When they are not baseless, many of Pirchner’s specific complaints about administration policy towards Russia are based on just this sort of baggage. Pirchner claims that the missile defense decision devalued “American promises worldwide,” which is debatable, but he then repeats discredited objections to New START when ratification of the treaty (along with its supposedly pro-Russian language) was strongly favored by NATO allied governments, including allies from eastern Europe. Had New START ratification failed, it would have done far more to devalue American promises and to ignore the concerns of American allies in Europe, and yet this is implicitly what Pirchner would have preferred. In general, the “reset” has enhanced eastern European security by reducing U.S.-Russian tensions, and it has created conditions that have not only seen a thaw in Russian-Ukrainian relations, but even a modest beginning of Polish-Russian rapprochement. It isn’t true that the administration’s behavior in Ukraine and Georgia has been “increasingly passive.” Anyone paying attention knows that this administration has made a point of condemning what it calls the Russian occupation of South Ossetia and Abkhazia.

What is surprising about Pirchner’s article is that the rest of it might as well have been written by someone else. Pirchner emphasizes shared U.S. and Russian interests in Central Asia and specifically in Kyrgyzstan, and he drives home the futility of trying to bring the separatist republics back under Georgian control.
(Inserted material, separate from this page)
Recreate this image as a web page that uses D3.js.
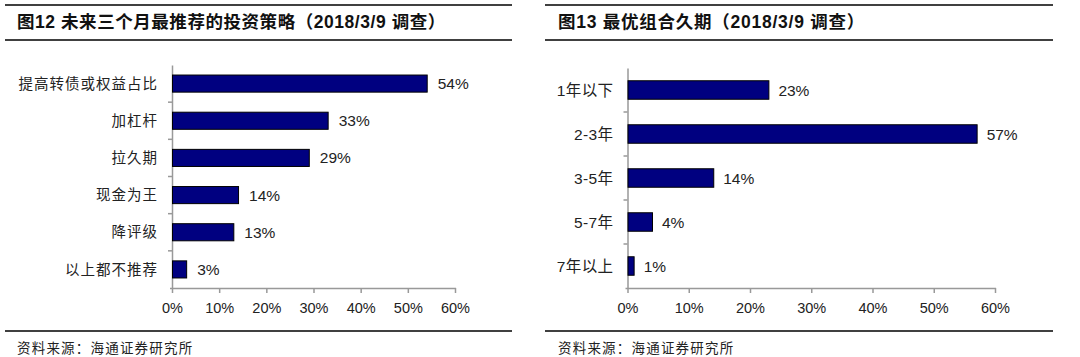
<!DOCTYPE html>
<html><head><meta charset="utf-8">
<script src="https://cdn.jsdelivr.net/npm/d3@7"></script>
<style>
body{margin:0;background:#fff;}
svg{display:block;}
</style></head>
<body>
<svg id="c" width="1080" height="357"></svg>
<script>
const leftTitle = "图12 未来三个月最推荐的投资策略（2018/3/9 调查）";
const leftCategories = ["提高转债或权益占比","加杠杆","拉久期","现金为王","降评级","以上都不推荐"];
const leftValues = [54,33,29,14,13,3];
const rightTitle = "图13 最优组合久期（2018/3/9 调查）";
const rightCategories = ["1年以下","2-3年","3-5年","5-7年","7年以上"];
const rightValues = [23,57,14,4,1];
const xTicks = [0,10,20,30,40,50,60];
const sourceText = "资料来源：海通证券研究所";

const svg = d3.select("#c");
const latin = "Arial, 'Liberation Sans', sans-serif";
const cjk = "'Noto Sans CJK SC', sans-serif";

function panel(o){
  const g = svg.append("g");
  [o.ruleTop, o.ruleMid, o.ruleBot].forEach(y=>{
    g.append("line").attr("x1",o.rx0).attr("x2",o.rx1).attr("y1",y).attr("y2",y)
     .attr("stroke","#000").attr("stroke-width",1.6);
  });
  g.append("text").attr("x",o.tx).attr("y",28).text(o.title)
   .attr("font-family",latin+", "+cjk).attr("font-weight","bold").attr("font-size",17.5)
   .attr("letter-spacing",o.tls).attr("fill","#111");
  g.append("text").attr("x",o.tx).attr("y",353).text(sourceText)
   .attr("font-family",cjk).attr("font-size",13.5).attr("letter-spacing",1.2).attr("fill","#222");

  const x = d3.scaleLinear().domain([0,60]).range([o.x0,o.x1]);
  const y = d3.scaleBand().domain(o.cats).range([o.y0,o.y1]).paddingInner(o.pad).paddingOuter(o.pad/2);
  const yb = d3.scaleBand().domain(o.cats).range([o.y0,o.y1]);

  const ya = g.append("g").attr("transform",`translate(${o.x0},0)`)
    .call(d3.axisLeft(yb).tickSize(0).tickFormat(""));
  ya.select(".domain").attr("stroke","#999").attr("stroke-width",1.5);
  o.cats.slice(1).forEach(c=>{
    g.append("line").attr("x1",o.x0-4).attr("x2",o.x0).attr("y1",yb(c)).attr("y2",yb(c))
     .attr("stroke","#999").attr("stroke-width",1.5);
  });
  const xa = g.append("g").attr("transform",`translate(0,${o.y1})`)
    .call(d3.axisBottom(x).tickValues(xTicks).tickSize(5).tickSizeOuter(0).tickFormat(d=>d+"%"));
  xa.select(".domain").attr("stroke","#999").attr("stroke-width",1.5).attr("d",`M${o.x0-2},0.5H${o.x1+1}`);
  xa.selectAll(".tick line").attr("stroke","#999").attr("stroke-width",1.5);
  xa.selectAll(".tick text").attr("font-family",latin).attr("font-size",14.5).attr("fill","#222").attr("dy","1.15em");

  g.selectAll(".cl").data(o.cats).enter().append("text")
    .attr("x",o.x0-14).attr("y",d=>yb(d)+yb.bandwidth()/2).attr("dy","0.36em")
    .attr("text-anchor","end").attr("font-family",latin+", "+cjk).attr("font-size",o.csize)
    .attr("letter-spacing",o.cls).attr("fill","#222")
    .text(d=>d);

  g.selectAll(".bar").data(o.vals).enter().append("rect")
    .attr("x",o.x0+0.5).attr("y",(d,i)=>y(o.cats[i]))
    .attr("width",d=>x(d)-o.x0).attr("height",y.bandwidth())
    .attr("fill","#000080").attr("stroke","#000").attr("stroke-width",1);
  g.selectAll(".vl").data(o.vals).enter().append("text")
    .attr("x",d=>x(d)+o.lg).attr("y",(d,i)=>y(o.cats[i])+y.bandwidth()/2).attr("dy","0.36em")
    .attr("font-family",latin).attr("font-size",15.5).attr("fill","#222")
    .text(d=>d+"%");
}

panel({title:leftTitle,cats:leftCategories,vals:leftValues,
  rx0:5,rx1:512,ruleTop:5,ruleMid:40,ruleBot:331,tx:17,tls:0.55,cls:1,csize:14.5,
  x0:172,x1:455,y0:65,y1:288,pad:0.54,lg:11});
panel({title:rightTitle,cats:rightCategories,vals:rightValues,
  rx0:545,rx1:1053,ruleTop:5,ruleMid:40,ruleBot:331,tx:558,tls:0.75,cls:0.4,csize:15.5,
  x0:627.5,x1:995,y0:68,y1:288,pad:0.58,lg:10});
</script>
</body></html>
He claims that the expansion of Russian influence in Ukraine is contrary to U.S. interests, but this is simply asserted. In his concluding paragraph, he states:

Today, an increasingly closed Russia is driven by thoughts of greater influence in, or absorption of, the Christian parts of its former empire. This puts Moscow at odds with Washington in spite of common interests that include the fight against radical Islam, anti-proliferation initiatives, space cooperation, and nuclear cooperation.

What remains entirely unclear is why this puts Moscow at odds with Washington. The U.S. has no stake in blocking Russia’s “greater influence in, or absorption of, the Christian parts of its former empire.” Why should we be putting all those common interests at risk for the sake of unnecessary commitments where we have no interests?